A Siamese network example modified to use weighted L1 distance and cross-entropy loss.

mnist_siamese_graph_mod.py

#!/usr/bin/env python

"""
A Siamese network example modified to use weighted L1 distance and cross-entropy loss, as in
Siamese Neural Networks for One-shot Image Recognition
http://www.cs.toronto.edu/~rsalakhu/papers/oneshot1.pdf

"""


import random
import numpy as np

from __future__ import absolute_import
from __future__ import print_function

from keras.datasets import mnist
from keras.models import Sequential, Model
from keras.layers import Dense, Dropout, Input, Lambda
from keras.optimizers import SGD, RMSprop
from keras import backend as K

from sklearn.metrics import accuracy_score as accuracy

#
    
def get_abs_diff(vects):
    x, y = vects
    return K.abs(x - y)  

def abs_diff_output_shape(shapes):
    shape1, shape2 = shapes
    return shape1  

def create_pairs(x, digit_indices):
    '''Positive and negative pair creation.
    Alternates between positive and negative pairs.
    '''
    pairs = []
    labels = []
    n = min([len(digit_indices[d]) for d in range(10)]) - 1
    for d in range(10):
        for i in range(n):
            z1, z2 = digit_indices[d][i], digit_indices[d][i+1]
            pairs += [[x[z1], x[z2]]]
            inc = random.randrange(1, 10)
            dn = (d + inc) % 10
            z1, z2 = digit_indices[d][i], digit_indices[dn][i]
            pairs += [[x[z1], x[z2]]]
            labels += [1, 0]
    return np.array(pairs), np.array(labels)

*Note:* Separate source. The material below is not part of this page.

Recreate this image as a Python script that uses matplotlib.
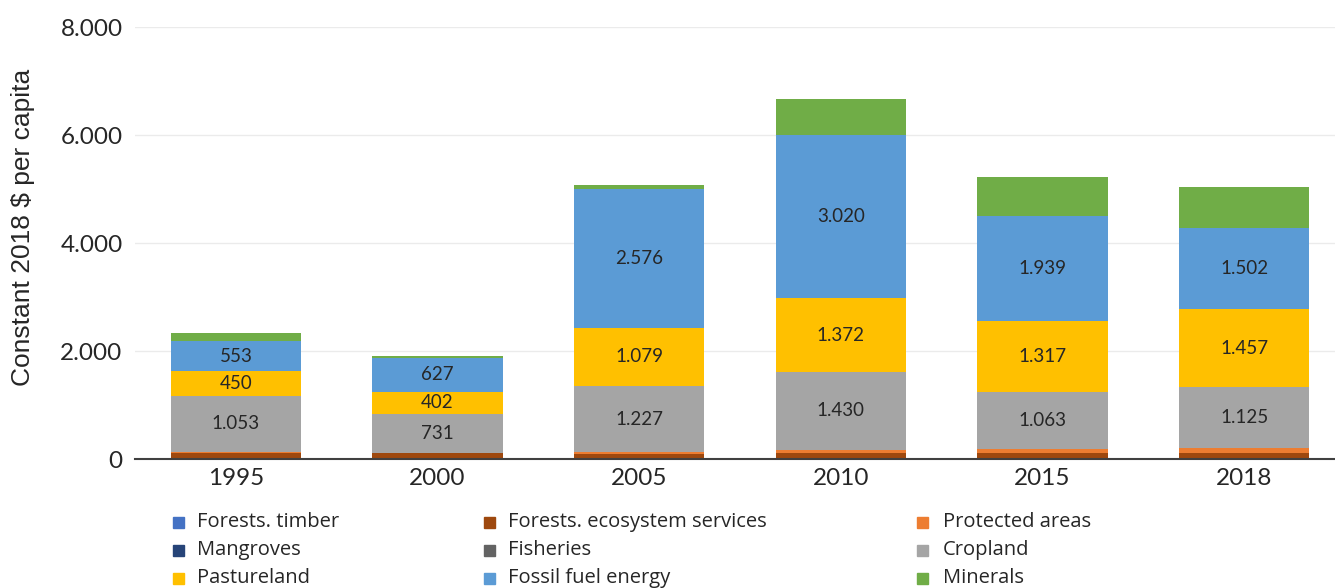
import matplotlib.pyplot as plt
from matplotlib.patches import Rectangle
import numpy as np

years = ["1995", "2000", "2005", "2010", "2015", "2018"]

timber = [3, 3, 3, 3, 3, 3]
eco_services = [107, 107, 87, 107, 107, 107]
protected = [15, 3, 37, 68, 74, 93]
mangroves = [0, 0, 0, 0, 0, 0]
fisheries = [1, 1, 1, 1, 1, 1]
cropland = [1053, 731, 1227, 1430, 1063, 1125]
pastureland = [450, 402, 1079, 1372, 1317, 1457]
fossil = [553, 627, 2576, 3020, 1939, 1502]
minerals = [150, 35, 65, 667, 720, 750]

series = [
    ("Forests. timber", timber, "#4472C4"),
    ("Forests. ecosystem services", eco_services, "#9E480E"),
    ("Protected areas", protected, "#ED7D31"),
    ("Mangroves", mangroves, "#264478"),
    ("Fisheries", fisheries, "#636363"),
    ("Cropland", cropland, "#A5A5A5"),
    ("Pastureland", pastureland, "#FFC000"),
    ("Fossil fuel energy", fossil, "#5B9BD5"),
    ("Minerals", minerals, "#70AD47"),
]
labelled = {"Cropland", "Pastureland", "Fossil fuel energy"}

plt.rcParams['font.family'] = ['Lato', 'DejaVu Sans']
W, H = 1335, 588

fig = plt.figure(figsize=(W / 100, H / 100), dpi=100)
ax = fig.add_axes([135 / W, 0.219, 1210 / W, 0.735])

x = np.arange(len(years))
bottom = np.zeros(len(years))
for name, vals, col in series:
    vals = np.array(vals, dtype=float)
    ax.bar(x, vals, 0.645, bottom=bottom, color=col, label=name, zorder=2)
    if name in labelled:
        for xi, b, v in zip(x, bottom, vals):
            ax.text(xi, b + v / 2, f"{int(v):,}".replace(",", "."), ha="center", va="center",
                    fontsize=13.5, color="#262626", zorder=3)
    bottom += vals

ax.set_xlim(-0.5, 5.5)
ax.set_ylim(0, 8000)
ax.set_yticks([0, 2000, 4000, 6000, 8000])
ax.set_yticklabels(["0", "2.000", "4.000", "6.000", "8.000"])
ax.set_xticks(x)
ax.set_xticklabels(years)
ax.tick_params(axis="both", labelsize=17.5, colors="#262626", length=0)
ax.tick_params(axis="x", pad=6)
ax.tick_params(axis="y", pad=9)
ax.grid(axis="y", color="#EBEBEB", linewidth=1, zorder=0)
for s in ["top", "right", "left"]:
    ax.spines[s].set_visible(False)
ax.spines["bottom"].set_color("#404040")
ax.spines["bottom"].set_linewidth(1.5)
ax.spines["bottom"].set_zorder(4)

fig.text(23 / W, 1 - 227 / H, "Constant 2018 $ per capita", rotation=90, ha="center", va="center",
         fontsize=19, color="#262626", family="Liberation Sans")

# legend: three columns, filled row by row
marker_x = [173, 484, 917]
text_x = [197, 508, 943]
row_y = [522, 550, 578]
for i, (name, vals, col) in enumerate(series):
    r, c = divmod(i, 3)
    fig.patches.append(Rectangle((marker_x[c] / W, 1 - (row_y[r] + 5.5) / H), 11 / W, 11 / H,
                                 transform=fig.transFigure, color=col))
    fig.text(text_x[c] / W, 1 - row_y[r] / H, name, ha="left", va="center",
             fontsize=14.5, color="#262626", family=["Open Sans", "DejaVu Sans"])

plt.savefig("out.png", dpi=100)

def create_base_network(input_dim):
    '''Base network to be shared (eq. to feature extraction).
    '''
    seq = Sequential()
    seq.add(Dense(128, input_shape=(input_dim,), activation='relu'))
    seq.add(Dropout(0.1))
    seq.add(Dense(128, activation='relu'))
    seq.add(Dropout(0.1))
    seq.add(Dense(128, activation='relu'))
    return seq

#

np.random.seed(1337)  # for reproducibility

# the data, shuffled and split between train and test sets
(X_train, y_train), (X_test, y_test) = mnist.load_data()
X_train = X_train.reshape(60000, 784)
X_test = X_test.reshape(10000, 784)
X_train = X_train.astype('float32')
X_test = X_test.astype('float32')
X_train /= 255
X_test /= 255
input_dim = 784
nb_epoch = 20

# create training+test positive and negative pairs
digit_indices = [np.where(y_train == i)[0] for i in range(10)]
tr_pairs, tr_y = create_pairs(X_train, digit_indices)

digit_indices = [np.where(y_test == i)[0] for i in range(10)]
te_pairs, te_y = create_pairs(X_test, digit_indices)

# network definition
base_network = create_base_network(input_dim)

input_a = Input(shape=(input_dim,))
input_b = Input(shape=(input_dim,))

# because we re-use the same instance `base_network`,
# the weights of the network
# will be shared across the two branches
processed_a = base_network(input_a)
processed_b = base_network(input_b)

abs_diff = Lambda(get_abs_diff, output_shape = abs_diff_output_shape)([processed_a, processed_b])

flattened_weighted_distance = Dense(1, activation = 'sigmoid')(abs_diff)

model = Model(input=[input_a, input_b], output = flattened_weighted_distance)

# train

rms = RMSprop()
model.compile(loss = 'binary_crossentropy', optimizer=rms, metrics = ['accuracy'])

model.fit([tr_pairs[:, 0], tr_pairs[:, 1]], tr_y,
          validation_data=([te_pairs[:, 0], te_pairs[:, 1]], te_y),
          batch_size=128, nb_epoch=nb_epoch)

# compute final accuracy on training and test sets
tr_pred = model.predict([tr_pairs[:, 0], tr_pairs[:, 1]])
tr_acc = accuracy(tr_y, tr_pred.round())

te_pred = model.predict([te_pairs[:, 0], te_pairs[:, 1]])
te_acc = accuracy(te_y, te_pred.round())

print('* Accuracy on the training set: {:.2%}'.format(tr_acc))
print('* Accuracy on the test set: {:.2%}'.format(te_acc))

Thanks, this is really helpful!

I'm wondering if it is a problem that bias is included for the last layer? Your code says:

flattened_weighted_distance = Dense(1, activation = 'sigmoid')(abs_diff)

But the formula in the paper looks like:

sigmoid( sum(alpha_i * abs_diff_i) )